▸ **Your instructions**:
From the records below, transcribe only the lines running from the one with "Convert this chart" through the one with "import * as d3 from 'd3';". Keep both of those end lines.

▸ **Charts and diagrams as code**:
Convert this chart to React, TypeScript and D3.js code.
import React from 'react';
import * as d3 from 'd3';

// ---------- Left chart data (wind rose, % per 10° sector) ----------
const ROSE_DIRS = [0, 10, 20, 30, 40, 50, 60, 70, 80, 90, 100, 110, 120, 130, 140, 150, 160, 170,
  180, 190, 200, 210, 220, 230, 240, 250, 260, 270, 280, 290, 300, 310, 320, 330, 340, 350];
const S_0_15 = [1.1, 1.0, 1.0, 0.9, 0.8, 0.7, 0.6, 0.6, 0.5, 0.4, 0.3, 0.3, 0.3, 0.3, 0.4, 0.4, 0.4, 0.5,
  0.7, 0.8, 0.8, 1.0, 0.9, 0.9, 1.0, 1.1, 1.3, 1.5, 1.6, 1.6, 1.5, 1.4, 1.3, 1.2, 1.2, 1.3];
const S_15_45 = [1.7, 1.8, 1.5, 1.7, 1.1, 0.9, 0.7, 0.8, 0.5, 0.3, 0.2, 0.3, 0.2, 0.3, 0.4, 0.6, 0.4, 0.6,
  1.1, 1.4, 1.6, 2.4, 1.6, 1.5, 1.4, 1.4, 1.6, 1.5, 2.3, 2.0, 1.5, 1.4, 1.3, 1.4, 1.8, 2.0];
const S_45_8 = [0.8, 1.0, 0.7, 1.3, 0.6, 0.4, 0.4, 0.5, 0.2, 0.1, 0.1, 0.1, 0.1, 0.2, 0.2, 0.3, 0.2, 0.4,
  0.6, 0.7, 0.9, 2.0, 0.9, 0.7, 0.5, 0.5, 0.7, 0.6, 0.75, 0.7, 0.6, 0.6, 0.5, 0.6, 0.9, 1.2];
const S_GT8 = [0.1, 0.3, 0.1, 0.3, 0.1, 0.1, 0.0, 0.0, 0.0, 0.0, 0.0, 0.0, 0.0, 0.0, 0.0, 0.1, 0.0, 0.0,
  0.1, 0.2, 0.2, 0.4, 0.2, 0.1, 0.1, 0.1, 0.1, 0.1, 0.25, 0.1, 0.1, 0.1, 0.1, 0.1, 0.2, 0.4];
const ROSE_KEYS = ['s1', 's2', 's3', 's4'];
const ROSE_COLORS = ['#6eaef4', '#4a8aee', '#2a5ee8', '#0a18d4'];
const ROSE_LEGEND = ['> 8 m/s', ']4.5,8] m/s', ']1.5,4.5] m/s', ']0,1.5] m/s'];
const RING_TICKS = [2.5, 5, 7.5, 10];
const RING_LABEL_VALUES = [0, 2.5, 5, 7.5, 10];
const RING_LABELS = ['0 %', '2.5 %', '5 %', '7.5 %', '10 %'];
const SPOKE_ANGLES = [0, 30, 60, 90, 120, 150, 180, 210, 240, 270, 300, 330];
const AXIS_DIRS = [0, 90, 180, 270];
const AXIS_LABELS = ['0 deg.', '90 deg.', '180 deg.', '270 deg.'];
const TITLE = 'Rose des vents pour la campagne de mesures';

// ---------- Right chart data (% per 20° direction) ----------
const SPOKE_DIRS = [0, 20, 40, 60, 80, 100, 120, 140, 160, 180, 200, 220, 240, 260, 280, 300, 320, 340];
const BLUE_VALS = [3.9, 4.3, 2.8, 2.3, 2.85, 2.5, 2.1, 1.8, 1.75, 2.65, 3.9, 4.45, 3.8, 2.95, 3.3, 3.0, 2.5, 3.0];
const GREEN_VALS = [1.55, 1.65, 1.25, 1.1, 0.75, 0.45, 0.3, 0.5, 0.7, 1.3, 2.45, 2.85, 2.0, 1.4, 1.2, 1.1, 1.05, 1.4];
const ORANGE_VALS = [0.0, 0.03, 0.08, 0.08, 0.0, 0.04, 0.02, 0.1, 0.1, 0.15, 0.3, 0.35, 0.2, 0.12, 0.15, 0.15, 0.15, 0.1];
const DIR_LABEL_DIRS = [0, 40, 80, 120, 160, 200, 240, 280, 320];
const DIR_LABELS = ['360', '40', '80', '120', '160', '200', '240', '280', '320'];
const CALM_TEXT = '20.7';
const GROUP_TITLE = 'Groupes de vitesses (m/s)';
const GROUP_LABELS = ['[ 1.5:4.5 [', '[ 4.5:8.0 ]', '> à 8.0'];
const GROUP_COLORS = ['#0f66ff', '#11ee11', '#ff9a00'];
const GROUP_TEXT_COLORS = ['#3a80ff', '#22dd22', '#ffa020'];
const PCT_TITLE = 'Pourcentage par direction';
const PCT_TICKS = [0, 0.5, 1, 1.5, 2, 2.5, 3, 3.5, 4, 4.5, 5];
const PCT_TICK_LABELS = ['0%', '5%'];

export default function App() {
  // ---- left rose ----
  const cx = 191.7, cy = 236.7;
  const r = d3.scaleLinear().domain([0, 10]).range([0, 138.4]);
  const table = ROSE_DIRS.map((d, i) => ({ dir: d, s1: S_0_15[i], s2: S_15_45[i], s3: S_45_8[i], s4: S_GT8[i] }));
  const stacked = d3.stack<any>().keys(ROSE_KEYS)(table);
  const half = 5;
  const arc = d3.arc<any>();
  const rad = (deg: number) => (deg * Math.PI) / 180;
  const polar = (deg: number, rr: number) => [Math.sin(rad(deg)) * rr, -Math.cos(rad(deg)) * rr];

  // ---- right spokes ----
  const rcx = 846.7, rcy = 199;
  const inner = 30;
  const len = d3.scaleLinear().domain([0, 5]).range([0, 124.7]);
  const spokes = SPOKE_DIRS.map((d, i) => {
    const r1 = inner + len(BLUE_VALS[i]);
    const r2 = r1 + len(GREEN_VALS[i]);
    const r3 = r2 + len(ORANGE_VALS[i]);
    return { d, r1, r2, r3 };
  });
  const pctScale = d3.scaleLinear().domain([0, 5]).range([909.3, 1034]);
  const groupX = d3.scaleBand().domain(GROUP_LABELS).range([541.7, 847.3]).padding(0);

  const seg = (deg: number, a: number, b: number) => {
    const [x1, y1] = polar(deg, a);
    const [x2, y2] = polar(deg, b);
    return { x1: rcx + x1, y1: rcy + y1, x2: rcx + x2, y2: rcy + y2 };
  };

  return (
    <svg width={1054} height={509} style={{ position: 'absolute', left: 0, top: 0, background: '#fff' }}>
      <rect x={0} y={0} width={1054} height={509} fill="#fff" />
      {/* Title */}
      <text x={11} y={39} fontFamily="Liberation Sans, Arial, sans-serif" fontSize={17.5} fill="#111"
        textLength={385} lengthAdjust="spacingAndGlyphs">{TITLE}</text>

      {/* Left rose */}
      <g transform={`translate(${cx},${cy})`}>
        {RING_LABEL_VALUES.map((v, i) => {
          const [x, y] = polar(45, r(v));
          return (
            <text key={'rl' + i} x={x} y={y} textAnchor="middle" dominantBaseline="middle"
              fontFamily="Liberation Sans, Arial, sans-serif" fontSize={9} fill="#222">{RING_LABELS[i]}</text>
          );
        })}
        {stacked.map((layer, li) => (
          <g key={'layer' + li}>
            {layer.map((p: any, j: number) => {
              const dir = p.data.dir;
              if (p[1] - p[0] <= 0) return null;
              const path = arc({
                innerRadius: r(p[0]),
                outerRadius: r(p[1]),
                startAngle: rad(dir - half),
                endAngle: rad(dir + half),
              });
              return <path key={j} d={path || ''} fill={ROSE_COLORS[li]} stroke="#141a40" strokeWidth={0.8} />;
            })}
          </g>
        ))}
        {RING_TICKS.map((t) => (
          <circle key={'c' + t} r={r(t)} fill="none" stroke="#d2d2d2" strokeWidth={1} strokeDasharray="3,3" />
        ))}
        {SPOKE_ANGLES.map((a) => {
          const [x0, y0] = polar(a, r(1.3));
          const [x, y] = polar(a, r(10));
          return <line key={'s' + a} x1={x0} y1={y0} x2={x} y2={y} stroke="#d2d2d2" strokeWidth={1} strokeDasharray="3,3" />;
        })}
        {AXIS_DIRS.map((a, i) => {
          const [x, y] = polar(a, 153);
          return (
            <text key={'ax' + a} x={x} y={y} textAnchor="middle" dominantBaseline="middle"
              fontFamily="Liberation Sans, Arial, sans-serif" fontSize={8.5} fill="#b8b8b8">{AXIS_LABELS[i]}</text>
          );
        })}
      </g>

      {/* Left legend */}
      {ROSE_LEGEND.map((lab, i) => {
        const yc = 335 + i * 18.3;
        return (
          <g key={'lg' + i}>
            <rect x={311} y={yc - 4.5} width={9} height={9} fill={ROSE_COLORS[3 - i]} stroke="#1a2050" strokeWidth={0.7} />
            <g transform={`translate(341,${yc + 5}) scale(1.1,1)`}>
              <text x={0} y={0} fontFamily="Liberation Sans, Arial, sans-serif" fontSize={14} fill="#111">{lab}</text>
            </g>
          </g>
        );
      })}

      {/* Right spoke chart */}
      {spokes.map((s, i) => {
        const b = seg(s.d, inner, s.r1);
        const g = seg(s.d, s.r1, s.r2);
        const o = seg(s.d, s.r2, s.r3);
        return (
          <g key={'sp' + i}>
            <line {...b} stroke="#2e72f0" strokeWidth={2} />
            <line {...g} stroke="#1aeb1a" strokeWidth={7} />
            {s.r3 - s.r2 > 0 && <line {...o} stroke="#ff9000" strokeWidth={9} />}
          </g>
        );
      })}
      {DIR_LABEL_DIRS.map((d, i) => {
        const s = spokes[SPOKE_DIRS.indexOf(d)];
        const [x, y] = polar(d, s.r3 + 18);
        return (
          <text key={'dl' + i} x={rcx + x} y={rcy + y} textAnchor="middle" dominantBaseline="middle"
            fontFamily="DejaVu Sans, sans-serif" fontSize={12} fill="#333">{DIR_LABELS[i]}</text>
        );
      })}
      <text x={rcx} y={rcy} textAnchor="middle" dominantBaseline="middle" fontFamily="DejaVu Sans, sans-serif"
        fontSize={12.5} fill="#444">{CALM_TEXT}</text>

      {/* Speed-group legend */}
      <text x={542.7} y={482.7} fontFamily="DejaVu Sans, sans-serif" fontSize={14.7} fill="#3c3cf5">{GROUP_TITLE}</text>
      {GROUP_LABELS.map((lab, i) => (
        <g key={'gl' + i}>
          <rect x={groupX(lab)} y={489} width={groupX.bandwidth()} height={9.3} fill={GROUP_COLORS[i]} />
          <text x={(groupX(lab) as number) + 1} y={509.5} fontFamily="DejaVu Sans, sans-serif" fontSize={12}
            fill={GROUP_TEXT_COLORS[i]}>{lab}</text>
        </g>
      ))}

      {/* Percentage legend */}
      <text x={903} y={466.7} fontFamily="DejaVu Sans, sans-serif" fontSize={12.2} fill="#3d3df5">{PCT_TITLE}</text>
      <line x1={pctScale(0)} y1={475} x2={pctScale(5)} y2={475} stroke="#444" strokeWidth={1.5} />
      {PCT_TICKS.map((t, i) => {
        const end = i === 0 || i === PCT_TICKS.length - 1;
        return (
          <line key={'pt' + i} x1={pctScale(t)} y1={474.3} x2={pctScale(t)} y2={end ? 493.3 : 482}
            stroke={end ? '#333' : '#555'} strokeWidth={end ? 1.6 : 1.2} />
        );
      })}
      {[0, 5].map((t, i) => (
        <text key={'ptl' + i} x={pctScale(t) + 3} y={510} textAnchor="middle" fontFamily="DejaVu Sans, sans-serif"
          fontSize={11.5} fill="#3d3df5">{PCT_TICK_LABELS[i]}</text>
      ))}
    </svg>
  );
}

...

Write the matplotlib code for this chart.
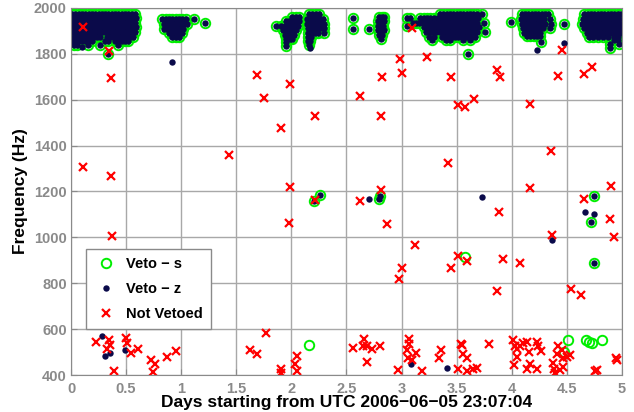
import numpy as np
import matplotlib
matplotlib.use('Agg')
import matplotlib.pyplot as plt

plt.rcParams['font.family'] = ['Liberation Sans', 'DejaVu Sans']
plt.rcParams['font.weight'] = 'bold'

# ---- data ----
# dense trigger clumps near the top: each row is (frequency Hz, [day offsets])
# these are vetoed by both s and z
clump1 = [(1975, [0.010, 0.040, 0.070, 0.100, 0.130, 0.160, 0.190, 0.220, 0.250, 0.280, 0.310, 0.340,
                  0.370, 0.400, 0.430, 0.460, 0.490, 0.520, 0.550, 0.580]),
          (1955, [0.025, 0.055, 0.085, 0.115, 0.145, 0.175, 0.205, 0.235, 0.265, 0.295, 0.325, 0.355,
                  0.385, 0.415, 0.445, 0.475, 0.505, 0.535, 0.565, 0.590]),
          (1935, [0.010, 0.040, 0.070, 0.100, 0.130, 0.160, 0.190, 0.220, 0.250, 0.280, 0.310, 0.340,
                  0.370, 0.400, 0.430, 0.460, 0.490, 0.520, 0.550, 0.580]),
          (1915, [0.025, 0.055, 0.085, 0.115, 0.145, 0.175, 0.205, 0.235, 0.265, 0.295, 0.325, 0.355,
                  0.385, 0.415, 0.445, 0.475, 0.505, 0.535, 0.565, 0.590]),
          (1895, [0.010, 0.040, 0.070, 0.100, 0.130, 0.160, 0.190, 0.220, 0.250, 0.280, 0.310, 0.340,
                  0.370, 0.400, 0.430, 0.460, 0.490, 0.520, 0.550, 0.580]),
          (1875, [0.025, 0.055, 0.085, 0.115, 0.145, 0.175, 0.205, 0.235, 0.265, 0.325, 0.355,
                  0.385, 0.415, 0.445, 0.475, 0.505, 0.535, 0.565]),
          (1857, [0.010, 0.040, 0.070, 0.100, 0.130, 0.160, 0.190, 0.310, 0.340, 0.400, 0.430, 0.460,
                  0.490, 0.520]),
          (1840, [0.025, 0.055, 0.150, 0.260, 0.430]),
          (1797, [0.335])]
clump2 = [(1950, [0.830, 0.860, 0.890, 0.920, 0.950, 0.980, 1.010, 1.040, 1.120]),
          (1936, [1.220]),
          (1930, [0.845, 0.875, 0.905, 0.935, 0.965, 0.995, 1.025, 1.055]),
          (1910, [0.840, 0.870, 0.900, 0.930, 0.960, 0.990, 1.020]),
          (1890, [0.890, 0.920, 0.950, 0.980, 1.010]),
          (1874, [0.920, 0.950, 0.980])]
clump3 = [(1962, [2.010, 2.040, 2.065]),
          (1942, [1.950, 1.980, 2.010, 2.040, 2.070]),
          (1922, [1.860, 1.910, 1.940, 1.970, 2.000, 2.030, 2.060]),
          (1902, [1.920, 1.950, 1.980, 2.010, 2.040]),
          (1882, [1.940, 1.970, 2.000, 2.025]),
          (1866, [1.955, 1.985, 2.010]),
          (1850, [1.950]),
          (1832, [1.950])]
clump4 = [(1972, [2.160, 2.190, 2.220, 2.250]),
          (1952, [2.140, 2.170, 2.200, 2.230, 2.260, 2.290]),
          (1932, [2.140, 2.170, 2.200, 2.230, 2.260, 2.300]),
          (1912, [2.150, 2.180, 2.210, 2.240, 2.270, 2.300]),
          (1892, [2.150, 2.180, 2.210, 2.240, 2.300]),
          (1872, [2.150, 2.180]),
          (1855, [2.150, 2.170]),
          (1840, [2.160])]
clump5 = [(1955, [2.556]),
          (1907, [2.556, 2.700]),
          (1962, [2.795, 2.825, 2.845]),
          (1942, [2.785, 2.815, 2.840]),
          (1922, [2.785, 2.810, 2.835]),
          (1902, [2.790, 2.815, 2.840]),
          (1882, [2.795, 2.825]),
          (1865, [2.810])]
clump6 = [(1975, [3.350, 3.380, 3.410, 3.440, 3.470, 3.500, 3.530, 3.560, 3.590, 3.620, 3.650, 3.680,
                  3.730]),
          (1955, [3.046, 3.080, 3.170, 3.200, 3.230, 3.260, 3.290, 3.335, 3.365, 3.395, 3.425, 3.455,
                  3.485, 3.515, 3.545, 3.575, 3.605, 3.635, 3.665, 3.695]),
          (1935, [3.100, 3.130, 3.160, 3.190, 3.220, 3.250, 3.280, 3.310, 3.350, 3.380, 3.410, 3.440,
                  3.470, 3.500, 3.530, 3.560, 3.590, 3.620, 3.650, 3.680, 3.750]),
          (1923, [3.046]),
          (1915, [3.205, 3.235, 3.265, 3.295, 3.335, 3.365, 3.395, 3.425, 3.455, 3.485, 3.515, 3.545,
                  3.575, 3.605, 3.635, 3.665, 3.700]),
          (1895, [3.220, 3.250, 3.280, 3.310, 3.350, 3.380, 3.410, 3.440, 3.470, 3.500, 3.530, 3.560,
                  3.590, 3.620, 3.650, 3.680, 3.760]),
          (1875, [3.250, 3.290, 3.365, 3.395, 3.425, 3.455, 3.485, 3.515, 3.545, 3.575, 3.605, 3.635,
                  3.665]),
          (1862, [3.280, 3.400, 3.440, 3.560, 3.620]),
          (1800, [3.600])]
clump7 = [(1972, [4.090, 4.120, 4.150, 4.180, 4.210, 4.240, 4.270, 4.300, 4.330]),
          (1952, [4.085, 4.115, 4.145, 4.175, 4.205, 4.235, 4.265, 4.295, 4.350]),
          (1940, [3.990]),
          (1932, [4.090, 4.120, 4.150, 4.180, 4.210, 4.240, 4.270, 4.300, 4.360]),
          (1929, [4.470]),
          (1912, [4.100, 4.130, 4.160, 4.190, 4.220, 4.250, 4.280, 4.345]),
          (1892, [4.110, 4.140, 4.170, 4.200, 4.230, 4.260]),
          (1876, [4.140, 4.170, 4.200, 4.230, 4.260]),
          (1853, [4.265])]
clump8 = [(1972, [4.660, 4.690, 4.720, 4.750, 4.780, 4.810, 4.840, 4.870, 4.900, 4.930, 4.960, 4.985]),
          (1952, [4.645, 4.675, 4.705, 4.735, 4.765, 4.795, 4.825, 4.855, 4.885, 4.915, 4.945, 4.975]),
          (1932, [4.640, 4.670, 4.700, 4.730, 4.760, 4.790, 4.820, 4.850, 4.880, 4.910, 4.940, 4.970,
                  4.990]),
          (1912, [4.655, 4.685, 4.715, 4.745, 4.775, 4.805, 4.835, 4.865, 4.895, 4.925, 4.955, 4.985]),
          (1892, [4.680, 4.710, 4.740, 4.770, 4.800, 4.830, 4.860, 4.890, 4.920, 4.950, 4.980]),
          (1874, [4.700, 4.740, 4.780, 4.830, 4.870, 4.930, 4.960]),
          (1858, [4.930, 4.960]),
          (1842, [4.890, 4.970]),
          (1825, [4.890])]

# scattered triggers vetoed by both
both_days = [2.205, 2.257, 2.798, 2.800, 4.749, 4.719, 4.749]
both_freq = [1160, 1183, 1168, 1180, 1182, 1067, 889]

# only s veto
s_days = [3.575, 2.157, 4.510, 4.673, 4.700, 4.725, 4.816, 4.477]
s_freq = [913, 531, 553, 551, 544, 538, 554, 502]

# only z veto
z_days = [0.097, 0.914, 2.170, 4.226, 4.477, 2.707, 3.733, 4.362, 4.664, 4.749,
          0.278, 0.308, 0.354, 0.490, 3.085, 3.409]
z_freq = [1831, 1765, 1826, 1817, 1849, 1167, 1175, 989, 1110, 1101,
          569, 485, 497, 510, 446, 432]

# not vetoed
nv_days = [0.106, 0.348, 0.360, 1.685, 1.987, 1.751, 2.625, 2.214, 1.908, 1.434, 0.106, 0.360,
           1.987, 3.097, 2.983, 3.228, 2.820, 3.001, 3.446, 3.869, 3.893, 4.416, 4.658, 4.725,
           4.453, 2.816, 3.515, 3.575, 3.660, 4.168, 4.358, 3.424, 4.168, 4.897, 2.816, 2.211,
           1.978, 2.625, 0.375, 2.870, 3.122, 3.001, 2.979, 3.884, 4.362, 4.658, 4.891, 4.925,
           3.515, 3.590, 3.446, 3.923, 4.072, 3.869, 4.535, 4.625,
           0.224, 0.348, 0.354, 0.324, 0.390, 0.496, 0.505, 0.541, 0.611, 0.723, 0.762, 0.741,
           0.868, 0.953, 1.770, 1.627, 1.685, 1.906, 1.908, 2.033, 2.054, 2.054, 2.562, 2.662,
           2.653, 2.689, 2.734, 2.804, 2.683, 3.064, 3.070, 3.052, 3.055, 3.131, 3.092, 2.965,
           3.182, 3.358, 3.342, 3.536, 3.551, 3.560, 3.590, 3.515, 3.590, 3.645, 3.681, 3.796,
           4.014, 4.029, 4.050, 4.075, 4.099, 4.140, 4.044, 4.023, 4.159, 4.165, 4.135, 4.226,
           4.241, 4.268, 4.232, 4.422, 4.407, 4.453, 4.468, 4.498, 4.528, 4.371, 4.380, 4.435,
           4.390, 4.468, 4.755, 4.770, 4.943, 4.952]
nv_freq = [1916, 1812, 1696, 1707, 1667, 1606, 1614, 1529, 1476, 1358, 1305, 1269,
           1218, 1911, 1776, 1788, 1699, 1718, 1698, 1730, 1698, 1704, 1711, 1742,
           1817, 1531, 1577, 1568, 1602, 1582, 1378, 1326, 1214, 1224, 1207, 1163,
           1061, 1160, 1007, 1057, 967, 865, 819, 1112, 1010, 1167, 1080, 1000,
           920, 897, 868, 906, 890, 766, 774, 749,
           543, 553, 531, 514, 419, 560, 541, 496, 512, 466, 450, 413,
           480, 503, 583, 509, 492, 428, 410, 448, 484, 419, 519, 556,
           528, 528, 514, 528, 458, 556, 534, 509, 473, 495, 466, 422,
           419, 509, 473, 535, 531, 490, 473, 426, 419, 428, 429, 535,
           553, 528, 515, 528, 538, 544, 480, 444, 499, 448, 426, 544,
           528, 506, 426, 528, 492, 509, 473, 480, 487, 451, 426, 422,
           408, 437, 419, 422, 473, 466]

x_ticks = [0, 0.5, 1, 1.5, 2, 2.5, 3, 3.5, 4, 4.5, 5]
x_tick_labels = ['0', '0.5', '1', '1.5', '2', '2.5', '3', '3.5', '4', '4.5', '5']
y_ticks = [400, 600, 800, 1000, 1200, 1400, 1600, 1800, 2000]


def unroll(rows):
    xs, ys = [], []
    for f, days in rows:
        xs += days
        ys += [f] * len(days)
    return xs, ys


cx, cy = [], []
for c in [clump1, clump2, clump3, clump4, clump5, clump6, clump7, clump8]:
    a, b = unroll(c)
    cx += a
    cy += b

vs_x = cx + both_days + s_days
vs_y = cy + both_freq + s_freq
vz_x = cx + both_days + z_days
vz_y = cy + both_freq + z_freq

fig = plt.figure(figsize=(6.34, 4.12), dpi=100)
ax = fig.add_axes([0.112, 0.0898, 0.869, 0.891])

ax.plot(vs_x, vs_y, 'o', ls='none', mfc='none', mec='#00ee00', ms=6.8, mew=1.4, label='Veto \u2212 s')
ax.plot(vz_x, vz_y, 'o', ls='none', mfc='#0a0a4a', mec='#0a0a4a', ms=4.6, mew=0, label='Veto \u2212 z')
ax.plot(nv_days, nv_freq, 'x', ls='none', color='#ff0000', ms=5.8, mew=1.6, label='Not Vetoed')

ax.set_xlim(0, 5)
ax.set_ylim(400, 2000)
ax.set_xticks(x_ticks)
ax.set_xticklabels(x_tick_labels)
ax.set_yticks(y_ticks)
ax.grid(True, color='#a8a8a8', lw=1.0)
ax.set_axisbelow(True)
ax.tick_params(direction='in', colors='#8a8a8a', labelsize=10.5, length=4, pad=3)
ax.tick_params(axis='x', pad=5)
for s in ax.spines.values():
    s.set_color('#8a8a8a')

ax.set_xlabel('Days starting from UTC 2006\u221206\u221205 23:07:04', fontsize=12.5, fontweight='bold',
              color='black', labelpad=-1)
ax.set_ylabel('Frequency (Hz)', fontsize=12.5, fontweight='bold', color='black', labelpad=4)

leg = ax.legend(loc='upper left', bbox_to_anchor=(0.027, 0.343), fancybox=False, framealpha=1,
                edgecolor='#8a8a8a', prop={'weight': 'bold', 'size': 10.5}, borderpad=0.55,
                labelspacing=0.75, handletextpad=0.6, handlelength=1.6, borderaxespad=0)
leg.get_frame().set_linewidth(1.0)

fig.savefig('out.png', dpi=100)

▸ **Solution to this exercise**:
Convert this chart to React, TypeScript and D3.js code.
import React from 'react';
import * as d3 from 'd3';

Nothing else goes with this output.